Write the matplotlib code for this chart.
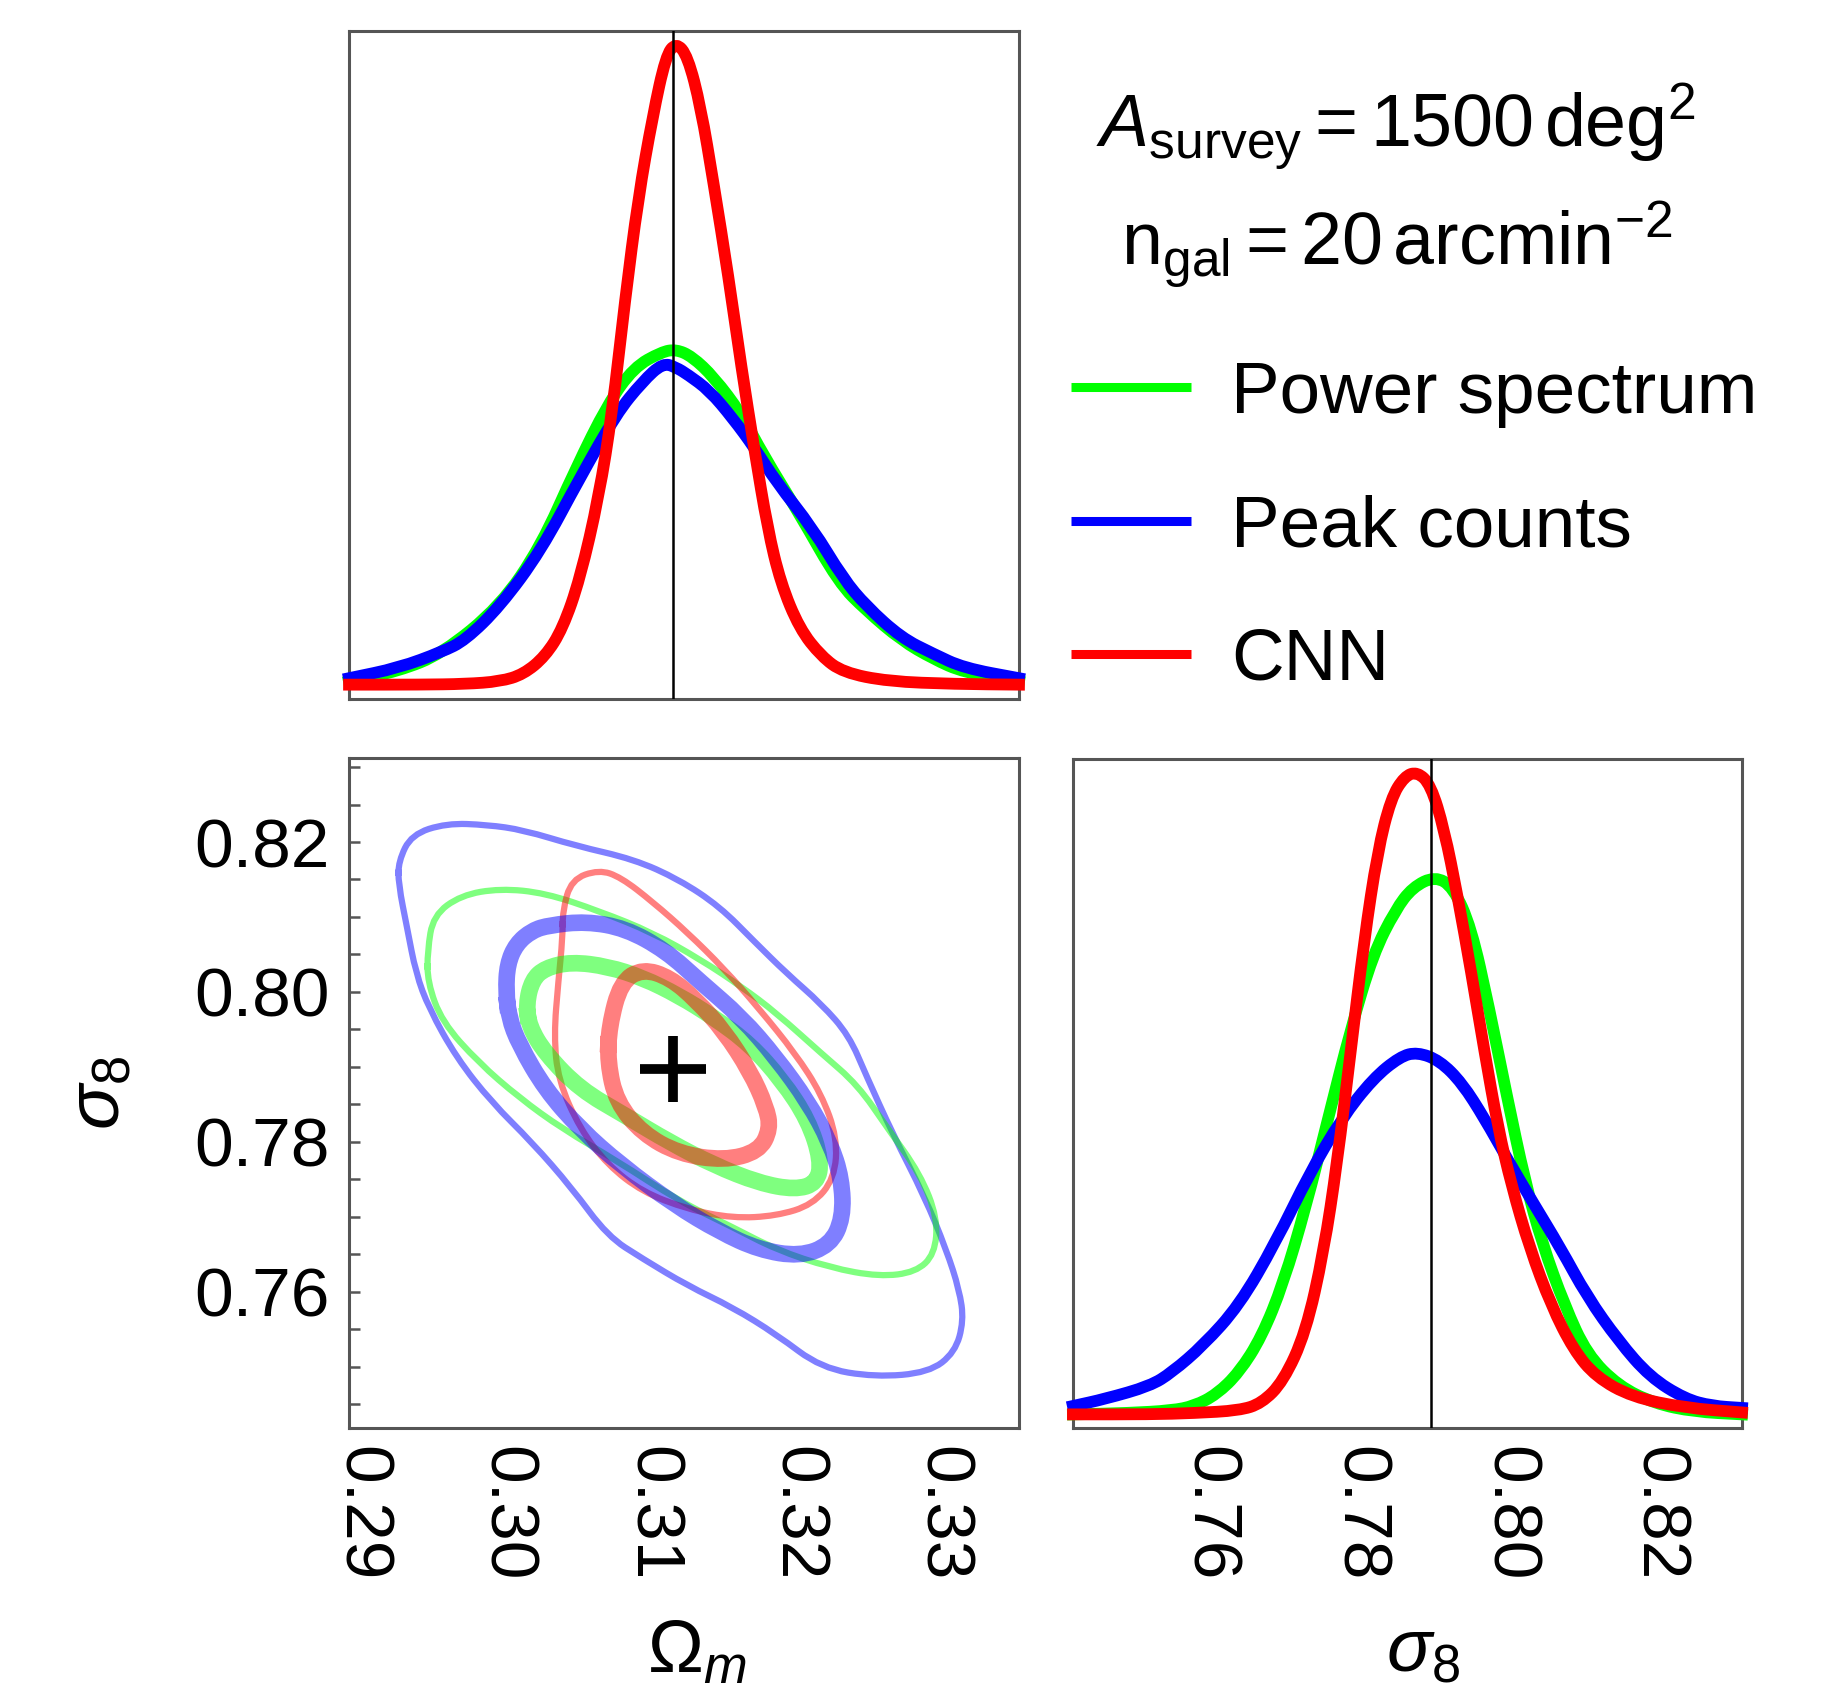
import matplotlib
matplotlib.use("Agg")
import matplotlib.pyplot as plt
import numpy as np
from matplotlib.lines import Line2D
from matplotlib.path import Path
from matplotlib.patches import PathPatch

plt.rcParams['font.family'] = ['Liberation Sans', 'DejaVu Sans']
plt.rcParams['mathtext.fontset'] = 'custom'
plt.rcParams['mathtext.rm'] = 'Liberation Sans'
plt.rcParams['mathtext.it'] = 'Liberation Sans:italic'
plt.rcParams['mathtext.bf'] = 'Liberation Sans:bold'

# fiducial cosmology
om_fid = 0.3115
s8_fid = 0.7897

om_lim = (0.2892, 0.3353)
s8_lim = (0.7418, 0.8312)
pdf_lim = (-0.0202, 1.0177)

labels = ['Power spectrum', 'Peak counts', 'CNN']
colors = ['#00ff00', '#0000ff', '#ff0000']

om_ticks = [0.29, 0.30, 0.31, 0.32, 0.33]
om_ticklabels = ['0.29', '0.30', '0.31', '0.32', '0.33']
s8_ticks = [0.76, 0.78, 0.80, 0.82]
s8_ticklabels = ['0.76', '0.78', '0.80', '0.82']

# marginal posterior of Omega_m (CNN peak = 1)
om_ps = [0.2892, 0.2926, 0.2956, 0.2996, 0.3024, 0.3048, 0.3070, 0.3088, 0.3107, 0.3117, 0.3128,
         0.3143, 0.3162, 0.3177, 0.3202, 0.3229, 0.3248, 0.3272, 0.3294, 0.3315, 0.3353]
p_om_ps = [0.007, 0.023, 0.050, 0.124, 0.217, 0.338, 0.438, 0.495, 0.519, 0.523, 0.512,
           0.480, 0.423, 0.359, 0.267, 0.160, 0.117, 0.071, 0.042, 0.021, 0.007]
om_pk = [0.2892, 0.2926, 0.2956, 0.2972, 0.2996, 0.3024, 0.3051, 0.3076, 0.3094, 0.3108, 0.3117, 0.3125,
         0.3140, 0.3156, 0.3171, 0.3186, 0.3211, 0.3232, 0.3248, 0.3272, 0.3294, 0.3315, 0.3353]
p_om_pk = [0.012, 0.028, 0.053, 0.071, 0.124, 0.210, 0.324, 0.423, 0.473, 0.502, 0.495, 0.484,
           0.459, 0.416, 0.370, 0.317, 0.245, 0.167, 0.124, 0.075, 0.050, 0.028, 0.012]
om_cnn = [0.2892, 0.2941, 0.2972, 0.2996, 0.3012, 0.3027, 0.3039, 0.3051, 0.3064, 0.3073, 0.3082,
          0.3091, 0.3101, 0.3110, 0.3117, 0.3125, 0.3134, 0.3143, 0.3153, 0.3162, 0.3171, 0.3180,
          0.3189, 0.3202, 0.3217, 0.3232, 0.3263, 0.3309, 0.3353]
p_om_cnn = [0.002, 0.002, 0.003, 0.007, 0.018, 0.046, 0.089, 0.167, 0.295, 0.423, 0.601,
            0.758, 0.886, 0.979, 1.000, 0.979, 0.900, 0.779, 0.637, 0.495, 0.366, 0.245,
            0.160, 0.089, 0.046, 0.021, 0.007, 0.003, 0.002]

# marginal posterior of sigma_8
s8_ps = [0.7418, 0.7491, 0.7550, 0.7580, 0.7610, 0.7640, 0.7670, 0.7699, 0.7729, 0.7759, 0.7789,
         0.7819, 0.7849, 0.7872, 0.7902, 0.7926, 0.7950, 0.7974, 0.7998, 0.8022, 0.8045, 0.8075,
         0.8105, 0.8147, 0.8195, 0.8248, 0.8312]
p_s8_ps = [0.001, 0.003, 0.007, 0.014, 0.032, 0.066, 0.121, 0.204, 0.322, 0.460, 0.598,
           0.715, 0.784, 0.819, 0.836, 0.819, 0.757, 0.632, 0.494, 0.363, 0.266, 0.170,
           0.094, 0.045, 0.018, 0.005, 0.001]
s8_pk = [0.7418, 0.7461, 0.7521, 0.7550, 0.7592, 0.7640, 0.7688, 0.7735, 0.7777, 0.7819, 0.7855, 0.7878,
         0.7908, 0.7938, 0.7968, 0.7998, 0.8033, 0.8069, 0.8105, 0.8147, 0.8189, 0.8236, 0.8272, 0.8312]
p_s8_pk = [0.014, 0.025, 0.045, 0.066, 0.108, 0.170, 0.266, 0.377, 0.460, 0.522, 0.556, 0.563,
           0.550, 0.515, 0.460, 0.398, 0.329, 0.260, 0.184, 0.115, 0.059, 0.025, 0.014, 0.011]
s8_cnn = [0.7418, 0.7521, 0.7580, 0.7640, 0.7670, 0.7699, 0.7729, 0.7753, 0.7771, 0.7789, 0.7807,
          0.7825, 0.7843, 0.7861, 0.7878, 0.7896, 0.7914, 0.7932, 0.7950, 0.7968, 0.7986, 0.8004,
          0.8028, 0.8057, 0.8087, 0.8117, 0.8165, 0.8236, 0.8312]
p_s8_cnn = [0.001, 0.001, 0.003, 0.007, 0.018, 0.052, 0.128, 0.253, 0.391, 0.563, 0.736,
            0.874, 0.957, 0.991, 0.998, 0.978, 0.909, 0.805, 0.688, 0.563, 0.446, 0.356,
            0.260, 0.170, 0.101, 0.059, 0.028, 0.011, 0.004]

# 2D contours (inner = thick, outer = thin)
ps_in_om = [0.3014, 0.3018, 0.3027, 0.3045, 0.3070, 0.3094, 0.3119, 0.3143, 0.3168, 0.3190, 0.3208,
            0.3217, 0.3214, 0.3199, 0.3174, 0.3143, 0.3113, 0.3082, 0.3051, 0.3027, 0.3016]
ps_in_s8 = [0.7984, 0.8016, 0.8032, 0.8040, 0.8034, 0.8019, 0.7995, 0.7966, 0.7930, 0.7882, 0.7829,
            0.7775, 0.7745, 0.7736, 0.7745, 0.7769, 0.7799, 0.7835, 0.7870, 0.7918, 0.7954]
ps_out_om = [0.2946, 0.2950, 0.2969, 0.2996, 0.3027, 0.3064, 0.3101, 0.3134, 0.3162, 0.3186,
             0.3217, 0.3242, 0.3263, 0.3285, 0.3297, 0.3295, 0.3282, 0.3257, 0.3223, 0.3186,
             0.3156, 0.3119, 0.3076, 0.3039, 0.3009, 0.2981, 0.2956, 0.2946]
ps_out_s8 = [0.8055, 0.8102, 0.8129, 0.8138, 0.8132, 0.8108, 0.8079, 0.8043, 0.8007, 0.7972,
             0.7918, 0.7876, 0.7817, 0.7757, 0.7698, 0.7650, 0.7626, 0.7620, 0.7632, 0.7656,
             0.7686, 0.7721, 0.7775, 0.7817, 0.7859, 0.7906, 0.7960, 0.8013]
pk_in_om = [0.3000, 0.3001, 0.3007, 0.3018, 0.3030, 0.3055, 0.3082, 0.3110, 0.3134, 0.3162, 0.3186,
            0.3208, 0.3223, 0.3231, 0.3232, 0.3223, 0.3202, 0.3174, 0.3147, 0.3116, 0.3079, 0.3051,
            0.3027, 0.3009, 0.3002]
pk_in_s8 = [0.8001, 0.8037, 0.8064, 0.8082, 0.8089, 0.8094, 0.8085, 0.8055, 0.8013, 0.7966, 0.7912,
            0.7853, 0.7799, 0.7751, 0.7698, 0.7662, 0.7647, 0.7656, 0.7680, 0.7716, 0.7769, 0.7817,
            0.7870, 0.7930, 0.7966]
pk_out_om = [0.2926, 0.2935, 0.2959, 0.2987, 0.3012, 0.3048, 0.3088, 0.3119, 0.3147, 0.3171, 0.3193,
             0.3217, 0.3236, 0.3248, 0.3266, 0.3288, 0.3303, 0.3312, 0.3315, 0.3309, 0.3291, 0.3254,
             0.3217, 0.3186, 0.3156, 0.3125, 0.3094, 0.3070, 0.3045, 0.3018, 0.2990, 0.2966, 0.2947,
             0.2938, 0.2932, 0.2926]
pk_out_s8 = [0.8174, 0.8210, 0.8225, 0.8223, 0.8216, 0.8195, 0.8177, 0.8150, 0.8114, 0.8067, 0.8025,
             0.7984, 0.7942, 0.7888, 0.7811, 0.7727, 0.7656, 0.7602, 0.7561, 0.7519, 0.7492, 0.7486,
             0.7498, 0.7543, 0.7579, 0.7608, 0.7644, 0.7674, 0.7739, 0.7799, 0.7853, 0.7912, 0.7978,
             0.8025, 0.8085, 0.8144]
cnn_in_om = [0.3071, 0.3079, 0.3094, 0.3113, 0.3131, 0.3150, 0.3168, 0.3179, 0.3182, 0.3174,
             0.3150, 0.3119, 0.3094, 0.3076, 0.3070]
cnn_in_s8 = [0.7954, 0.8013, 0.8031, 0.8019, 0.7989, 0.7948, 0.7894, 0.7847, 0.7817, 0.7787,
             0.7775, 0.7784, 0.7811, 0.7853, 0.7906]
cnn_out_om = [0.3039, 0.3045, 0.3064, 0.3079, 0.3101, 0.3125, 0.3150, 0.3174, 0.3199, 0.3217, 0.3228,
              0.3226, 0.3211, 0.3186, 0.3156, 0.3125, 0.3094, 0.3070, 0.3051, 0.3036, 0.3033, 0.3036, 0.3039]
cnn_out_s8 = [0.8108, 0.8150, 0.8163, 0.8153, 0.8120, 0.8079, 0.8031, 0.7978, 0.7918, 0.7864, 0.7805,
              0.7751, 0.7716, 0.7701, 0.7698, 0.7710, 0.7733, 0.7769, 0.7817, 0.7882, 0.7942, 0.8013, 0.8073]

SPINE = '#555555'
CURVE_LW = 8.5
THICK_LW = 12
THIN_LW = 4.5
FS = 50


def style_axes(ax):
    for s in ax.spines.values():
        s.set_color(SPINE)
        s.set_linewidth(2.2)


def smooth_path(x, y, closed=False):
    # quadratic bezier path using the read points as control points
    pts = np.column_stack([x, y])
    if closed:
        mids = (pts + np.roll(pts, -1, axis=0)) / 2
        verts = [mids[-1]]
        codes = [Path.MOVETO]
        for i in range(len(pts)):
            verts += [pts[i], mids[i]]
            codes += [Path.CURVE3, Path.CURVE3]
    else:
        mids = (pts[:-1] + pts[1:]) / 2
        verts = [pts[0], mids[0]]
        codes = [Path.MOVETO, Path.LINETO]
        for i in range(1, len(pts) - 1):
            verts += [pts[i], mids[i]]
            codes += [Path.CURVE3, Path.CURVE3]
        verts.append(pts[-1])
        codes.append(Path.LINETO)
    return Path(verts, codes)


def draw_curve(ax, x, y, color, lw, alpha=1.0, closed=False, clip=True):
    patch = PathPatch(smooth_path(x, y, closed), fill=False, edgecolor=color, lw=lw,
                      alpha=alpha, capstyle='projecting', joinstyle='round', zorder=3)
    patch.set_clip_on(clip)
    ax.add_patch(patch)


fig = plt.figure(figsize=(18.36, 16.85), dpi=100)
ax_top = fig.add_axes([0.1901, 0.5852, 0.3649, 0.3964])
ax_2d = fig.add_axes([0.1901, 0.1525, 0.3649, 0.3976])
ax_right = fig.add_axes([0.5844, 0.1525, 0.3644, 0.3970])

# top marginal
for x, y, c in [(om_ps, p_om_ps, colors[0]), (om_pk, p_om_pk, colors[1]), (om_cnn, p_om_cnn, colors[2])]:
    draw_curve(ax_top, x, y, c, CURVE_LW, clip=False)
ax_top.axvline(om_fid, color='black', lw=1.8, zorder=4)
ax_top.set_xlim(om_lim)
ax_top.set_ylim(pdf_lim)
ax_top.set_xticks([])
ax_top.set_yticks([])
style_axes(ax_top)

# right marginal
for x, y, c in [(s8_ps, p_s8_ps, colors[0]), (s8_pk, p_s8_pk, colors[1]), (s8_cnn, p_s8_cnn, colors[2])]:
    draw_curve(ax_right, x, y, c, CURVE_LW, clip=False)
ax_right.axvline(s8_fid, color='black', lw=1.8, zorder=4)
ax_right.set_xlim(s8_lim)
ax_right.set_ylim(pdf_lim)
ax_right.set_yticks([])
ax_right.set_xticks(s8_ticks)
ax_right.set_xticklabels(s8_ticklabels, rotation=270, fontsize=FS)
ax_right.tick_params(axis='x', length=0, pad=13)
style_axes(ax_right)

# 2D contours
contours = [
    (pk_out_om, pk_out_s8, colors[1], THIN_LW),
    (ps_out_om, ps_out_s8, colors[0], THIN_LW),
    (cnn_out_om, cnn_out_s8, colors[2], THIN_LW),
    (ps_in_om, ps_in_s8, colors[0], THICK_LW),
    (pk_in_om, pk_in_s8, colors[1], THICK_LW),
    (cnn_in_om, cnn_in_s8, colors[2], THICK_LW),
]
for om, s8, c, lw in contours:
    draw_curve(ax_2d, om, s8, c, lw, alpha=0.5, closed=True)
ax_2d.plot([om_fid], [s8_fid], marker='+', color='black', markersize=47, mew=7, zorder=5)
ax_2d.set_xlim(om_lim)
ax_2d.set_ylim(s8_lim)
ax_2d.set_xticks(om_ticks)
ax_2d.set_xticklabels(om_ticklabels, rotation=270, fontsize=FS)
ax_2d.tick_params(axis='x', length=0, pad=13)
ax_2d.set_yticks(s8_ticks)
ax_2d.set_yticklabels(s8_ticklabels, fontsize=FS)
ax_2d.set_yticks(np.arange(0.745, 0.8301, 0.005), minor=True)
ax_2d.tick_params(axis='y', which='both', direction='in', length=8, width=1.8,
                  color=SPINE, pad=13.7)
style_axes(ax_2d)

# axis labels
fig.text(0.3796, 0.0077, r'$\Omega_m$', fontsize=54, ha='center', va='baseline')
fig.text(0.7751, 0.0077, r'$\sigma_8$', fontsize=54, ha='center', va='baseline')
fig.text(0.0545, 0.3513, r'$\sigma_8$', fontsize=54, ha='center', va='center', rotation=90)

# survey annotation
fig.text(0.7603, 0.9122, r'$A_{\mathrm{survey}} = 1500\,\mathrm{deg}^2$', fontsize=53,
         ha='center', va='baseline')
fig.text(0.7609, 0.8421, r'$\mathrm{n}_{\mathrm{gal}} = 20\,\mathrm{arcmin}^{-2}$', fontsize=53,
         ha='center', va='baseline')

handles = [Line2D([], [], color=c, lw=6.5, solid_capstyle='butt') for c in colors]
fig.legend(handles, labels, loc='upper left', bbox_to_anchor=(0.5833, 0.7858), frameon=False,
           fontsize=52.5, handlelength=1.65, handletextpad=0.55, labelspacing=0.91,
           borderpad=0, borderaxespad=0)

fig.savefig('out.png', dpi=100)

————

§ **WHAT TO DO**: Write out an exact copy of the listing, first line through the line containing "from matplotlib.patches import PathPatch", with the pictures left out.

§ **RESULT**:
Write the matplotlib code for this chart.
import matplotlib
matplotlib.use("Agg")
import matplotlib.pyplot as plt
import numpy as np
from matplotlib.lines import Line2D
from matplotlib.path import Path
from matplotlib.patches import PathPatch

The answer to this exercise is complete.